-- Start --

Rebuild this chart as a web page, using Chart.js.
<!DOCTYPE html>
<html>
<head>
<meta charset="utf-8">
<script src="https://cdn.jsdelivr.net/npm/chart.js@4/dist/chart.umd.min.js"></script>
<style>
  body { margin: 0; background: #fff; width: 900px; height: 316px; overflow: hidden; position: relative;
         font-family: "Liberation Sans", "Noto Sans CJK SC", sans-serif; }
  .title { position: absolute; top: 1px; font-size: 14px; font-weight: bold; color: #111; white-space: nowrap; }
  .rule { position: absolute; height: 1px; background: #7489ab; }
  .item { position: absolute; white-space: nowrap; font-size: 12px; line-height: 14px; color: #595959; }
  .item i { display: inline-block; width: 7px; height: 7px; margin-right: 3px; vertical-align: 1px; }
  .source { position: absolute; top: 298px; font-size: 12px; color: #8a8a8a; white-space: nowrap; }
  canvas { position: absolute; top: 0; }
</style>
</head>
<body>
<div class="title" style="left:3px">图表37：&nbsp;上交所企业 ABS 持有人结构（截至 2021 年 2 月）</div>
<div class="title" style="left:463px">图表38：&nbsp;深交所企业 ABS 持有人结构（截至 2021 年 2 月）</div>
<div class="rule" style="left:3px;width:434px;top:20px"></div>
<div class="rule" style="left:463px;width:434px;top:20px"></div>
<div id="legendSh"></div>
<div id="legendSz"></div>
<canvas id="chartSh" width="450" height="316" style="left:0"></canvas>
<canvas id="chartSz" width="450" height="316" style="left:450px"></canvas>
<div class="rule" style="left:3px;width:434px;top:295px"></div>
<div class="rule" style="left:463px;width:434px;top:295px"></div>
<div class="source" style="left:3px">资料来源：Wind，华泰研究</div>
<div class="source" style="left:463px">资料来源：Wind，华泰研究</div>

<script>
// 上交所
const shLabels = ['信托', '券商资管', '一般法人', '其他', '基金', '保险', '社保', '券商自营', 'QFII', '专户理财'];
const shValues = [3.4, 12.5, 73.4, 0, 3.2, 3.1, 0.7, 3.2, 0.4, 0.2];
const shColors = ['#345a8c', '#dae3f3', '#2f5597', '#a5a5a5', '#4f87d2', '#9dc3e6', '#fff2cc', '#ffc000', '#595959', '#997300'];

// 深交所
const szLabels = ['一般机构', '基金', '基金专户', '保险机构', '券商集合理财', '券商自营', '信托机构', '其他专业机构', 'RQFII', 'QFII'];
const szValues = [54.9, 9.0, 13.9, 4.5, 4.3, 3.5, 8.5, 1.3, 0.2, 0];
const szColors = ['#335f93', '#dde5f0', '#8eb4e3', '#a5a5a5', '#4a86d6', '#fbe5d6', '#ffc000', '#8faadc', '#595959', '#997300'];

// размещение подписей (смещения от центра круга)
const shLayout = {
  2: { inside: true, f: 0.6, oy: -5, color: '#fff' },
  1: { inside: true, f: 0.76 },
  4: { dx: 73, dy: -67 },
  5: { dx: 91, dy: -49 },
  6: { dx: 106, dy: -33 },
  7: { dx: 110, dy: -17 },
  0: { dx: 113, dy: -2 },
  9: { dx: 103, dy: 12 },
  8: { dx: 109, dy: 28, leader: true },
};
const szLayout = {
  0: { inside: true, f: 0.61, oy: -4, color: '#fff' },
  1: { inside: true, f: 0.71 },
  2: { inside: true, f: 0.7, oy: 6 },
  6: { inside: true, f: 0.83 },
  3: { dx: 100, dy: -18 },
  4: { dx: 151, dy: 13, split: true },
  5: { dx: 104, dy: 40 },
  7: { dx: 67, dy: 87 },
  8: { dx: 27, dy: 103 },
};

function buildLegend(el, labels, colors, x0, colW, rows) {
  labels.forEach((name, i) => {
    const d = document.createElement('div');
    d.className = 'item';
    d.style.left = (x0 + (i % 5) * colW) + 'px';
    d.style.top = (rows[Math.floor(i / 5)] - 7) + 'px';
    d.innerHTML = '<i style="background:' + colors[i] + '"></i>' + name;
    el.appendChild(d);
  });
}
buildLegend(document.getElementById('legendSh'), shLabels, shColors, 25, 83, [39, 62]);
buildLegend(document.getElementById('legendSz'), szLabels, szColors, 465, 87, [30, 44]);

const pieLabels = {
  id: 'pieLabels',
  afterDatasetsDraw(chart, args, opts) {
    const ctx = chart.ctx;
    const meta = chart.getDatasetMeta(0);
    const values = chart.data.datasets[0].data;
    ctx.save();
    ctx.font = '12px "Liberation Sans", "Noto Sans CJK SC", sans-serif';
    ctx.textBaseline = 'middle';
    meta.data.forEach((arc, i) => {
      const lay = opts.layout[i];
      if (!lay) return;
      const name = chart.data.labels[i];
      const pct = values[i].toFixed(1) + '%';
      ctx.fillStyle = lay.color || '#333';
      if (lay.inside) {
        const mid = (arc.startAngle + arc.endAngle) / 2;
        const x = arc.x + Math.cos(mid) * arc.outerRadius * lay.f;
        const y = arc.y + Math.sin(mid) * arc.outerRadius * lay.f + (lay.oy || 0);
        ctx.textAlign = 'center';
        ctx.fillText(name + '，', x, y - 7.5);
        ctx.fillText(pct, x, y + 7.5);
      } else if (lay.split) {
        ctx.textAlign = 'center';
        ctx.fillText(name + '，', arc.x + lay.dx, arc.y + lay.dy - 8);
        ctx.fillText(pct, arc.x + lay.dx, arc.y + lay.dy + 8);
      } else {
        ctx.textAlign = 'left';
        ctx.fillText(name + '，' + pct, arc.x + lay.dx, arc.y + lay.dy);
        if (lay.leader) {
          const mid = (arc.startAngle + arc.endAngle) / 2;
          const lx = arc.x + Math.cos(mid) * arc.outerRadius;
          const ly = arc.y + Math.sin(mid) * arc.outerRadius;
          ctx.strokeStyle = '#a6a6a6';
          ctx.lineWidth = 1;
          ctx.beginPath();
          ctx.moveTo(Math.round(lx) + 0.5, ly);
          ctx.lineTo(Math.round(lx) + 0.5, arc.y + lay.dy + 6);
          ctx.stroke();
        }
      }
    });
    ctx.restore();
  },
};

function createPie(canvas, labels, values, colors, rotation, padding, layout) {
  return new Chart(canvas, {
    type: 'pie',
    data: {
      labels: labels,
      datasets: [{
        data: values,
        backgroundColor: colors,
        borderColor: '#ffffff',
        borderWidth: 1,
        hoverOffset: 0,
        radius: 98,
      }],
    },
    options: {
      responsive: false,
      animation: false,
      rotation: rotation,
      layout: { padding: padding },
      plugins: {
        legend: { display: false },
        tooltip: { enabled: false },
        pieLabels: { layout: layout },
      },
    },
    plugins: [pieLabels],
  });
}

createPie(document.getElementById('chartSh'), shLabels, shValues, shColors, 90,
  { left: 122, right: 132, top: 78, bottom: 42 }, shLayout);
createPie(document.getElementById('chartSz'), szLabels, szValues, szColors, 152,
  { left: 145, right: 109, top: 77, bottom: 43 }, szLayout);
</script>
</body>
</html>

-- End --

Task details: Recite the full listing above exactly.

Answer for this exercise:
Rebuild this chart as a web page, using Chart.js.
<!DOCTYPE html>
<html>
<head>
<meta charset="utf-8">
<script src="https://cdn.jsdelivr.net/npm/chart.js@4/dist/chart.umd.min.js"></script>
<style>
  body { margin: 0; background: #fff; width: 900px; height: 316px; overflow: hidden; position: relative;
         font-family: "Liberation Sans", "Noto Sans CJK SC", sans-serif; }
  .title { position: absolute; top: 1px; font-size: 14px; font-weight: bold; color: #111; white-space: nowrap; }
  .rule { position: absolute; height: 1px; background: #7489ab; }
  .item { position: absolute; white-space: nowrap; font-size: 12px; line-height: 14px; color: #595959; }
  .item i { display: inline-block; width: 7px; height: 7px; margin-right: 3px; vertical-align: 1px; }
  .source { position: absolute; top: 298px; font-size: 12px; color: #8a8a8a; white-space: nowrap; }
  canvas { position: absolute; top: 0; }
</style>
</head>
<body>
<div class="title" style="left:3px">图表37：&nbsp;上交所企业 ABS 持有人结构（截至 2021 年 2 月）</div>
<div class="title" style="left:463px">图表38：&nbsp;深交所企业 ABS 持有人结构（截至 2021 年 2 月）</div>
<div class="rule" style="left:3px;width:434px;top:20px"></div>
<div class="rule" style="left:463px;width:434px;top:20px"></div>
<div id="legendSh"></div>
<div id="legendSz"></div>
<canvas id="chartSh" width="450" height="316" style="left:0"></canvas>
<canvas id="chartSz" width="450" height="316" style="left:450px"></canvas>
<div class="rule" style="left:3px;width:434px;top:295px"></div>
<div class="rule" style="left:463px;width:434px;top:295px"></div>
<div class="source" style="left:3px">资料来源：Wind，华泰研究</div>
<div class="source" style="left:463px">资料来源：Wind，华泰研究</div>

<script>
// 上交所
const shLabels = ['信托', '券商资管', '一般法人', '其他', '基金', '保险', '社保', '券商自营', 'QFII', '专户理财'];
const shValues = [3.4, 12.5, 73.4, 0, 3.2, 3.1, 0.7, 3.2, 0.4, 0.2];
const shColors = ['#345a8c', '#dae3f3', '#2f5597', '#a5a5a5', '#4f87d2', '#9dc3e6', '#fff2cc', '#ffc000', '#595959', '#997300'];

// 深交所
const szLabels = ['一般机构', '基金', '基金专户', '保险机构', '券商集合理财', '券商自营', '信托机构', '其他专业机构', 'RQFII', 'QFII'];
const szValues = [54.9, 9.0, 13.9, 4.5, 4.3, 3.5, 8.5, 1.3, 0.2, 0];
const szColors = ['#335f93', '#dde5f0', '#8eb4e3', '#a5a5a5', '#4a86d6', '#fbe5d6', '#ffc000', '#8faadc', '#595959', '#997300'];

// размещение подписей (смещения от центра круга)
const shLayout = {
  2: { inside: true, f: 0.6, oy: -5, color: '#fff' },
  1: { inside: true, f: 0.76 },
  4: { dx: 73, dy: -67 },
  5: { dx: 91, dy: -49 },
  6: { dx: 106, dy: -33 },
  7: { dx: 110, dy: -17 },
  0: { dx: 113, dy: -2 },
  9: { dx: 103, dy: 12 },
  8: { dx: 109, dy: 28, leader: true },
};
const szLayout = {
  0: { inside: true, f: 0.61, oy: -4, color: '#fff' },
  1: { inside: true, f: 0.71 },
  2: { inside: true, f: 0.7, oy: 6 },
  6: { inside: true, f: 0.83 },
  3: { dx: 100, dy: -18 },
  4: { dx: 151, dy: 13, split: true },
  5: { dx: 104, dy: 40 },
  7: { dx: 67, dy: 87 },
  8: { dx: 27, dy: 103 },
};

function buildLegend(el, labels, colors, x0, colW, rows) {
  labels.forEach((name, i) => {
    const d = document.createElement('div');
    d.className = 'item';
    d.style.left = (x0 + (i % 5) * colW) + 'px';
    d.style.top = (rows[Math.floor(i / 5)] - 7) + 'px';
    d.innerHTML = '<i style="background:' + colors[i] + '"></i>' + name;
    el.appendChild(d);
  });
}
buildLegend(document.getElementById('legendSh'), shLabels, shColors, 25, 83, [39, 62]);
buildLegend(document.getElementById('legendSz'), szLabels, szColors, 465, 87, [30, 44]);

const pieLabels = {
  id: 'pieLabels',
  afterDatasetsDraw(chart, args, opts) {
    const ctx = chart.ctx;
    const meta = chart.getDatasetMeta(0);
    const values = chart.data.datasets[0].data;
    ctx.save();
    ctx.font = '12px "Liberation Sans", "Noto Sans CJK SC", sans-serif';
    ctx.textBaseline = 'middle';
    meta.data.forEach((arc, i) => {
      const lay = opts.layout[i];
      if (!lay) return;
      const name = chart.data.labels[i];
      const pct = values[i].toFixed(1) + '%';
      ctx.fillStyle = lay.color || '#333';
      if (lay.inside) {
        const mid = (arc.startAngle + arc.endAngle) / 2;
        const x = arc.x + Math.cos(mid) * arc.outerRadius * lay.f;
        const y = arc.y + Math.sin(mid) * arc.outerRadius * lay.f + (lay.oy || 0);
        ctx.textAlign = 'center';
        ctx.fillText(name + '，', x, y - 7.5);
        ctx.fillText(pct, x, y + 7.5);
      } else if (lay.split) {
        ctx.textAlign = 'center';
        ctx.fillText(name + '，', arc.x + lay.dx, arc.y + lay.dy - 8);
        ctx.fillText(pct, arc.x + lay.dx, arc.y + lay.dy + 8);
      } else {
        ctx.textAlign = 'left';
        ctx.fillText(name + '，' + pct, arc.x + lay.dx, arc.y + lay.dy);
        if (lay.leader) {
          const mid = (arc.startAngle + arc.endAngle) / 2;
          const lx = arc.x + Math.cos(mid) * arc.outerRadius;
          const ly = arc.y + Math.sin(mid) * arc.outerRadius;
          ctx.strokeStyle = '#a6a6a6';
          ctx.lineWidth = 1;
          ctx.beginPath();
          ctx.moveTo(Math.round(lx) + 0.5, ly);
          ctx.lineTo(Math.round(lx) + 0.5, arc.y + lay.dy + 6);
          ctx.stroke();
        }
      }
    });
    ctx.restore();
  },
};

function createPie(canvas, labels, values, colors, rotation, padding, layout) {
  return new Chart(canvas, {
    type: 'pie',
    data: {
      labels: labels,
      datasets: [{
        data: values,
        backgroundColor: colors,
        borderColor: '#ffffff',
        borderWidth: 1,
        hoverOffset: 0,
        radius: 98,
      }],
    },
    options: {
      responsive: false,
      animation: false,
      rotation: rotation,
      layout: { padding: padding },
      plugins: {
        legend: { display: false },
        tooltip: { enabled: false },
        pieLabels: { layout: layout },
      },
    },
    plugins: [pieLabels],
  });
}

createPie(document.getElementById('chartSh'), shLabels, shValues, shColors, 90,
  { left: 122, right: 132, top: 78, bottom: 42 }, shLayout);
createPie(document.getElementById('chartSz'), szLabels, szValues, szColors, 152,
  { left: 145, right: 109, top: 77, bottom: 43 }, szLayout);
</script>
</body>
</html>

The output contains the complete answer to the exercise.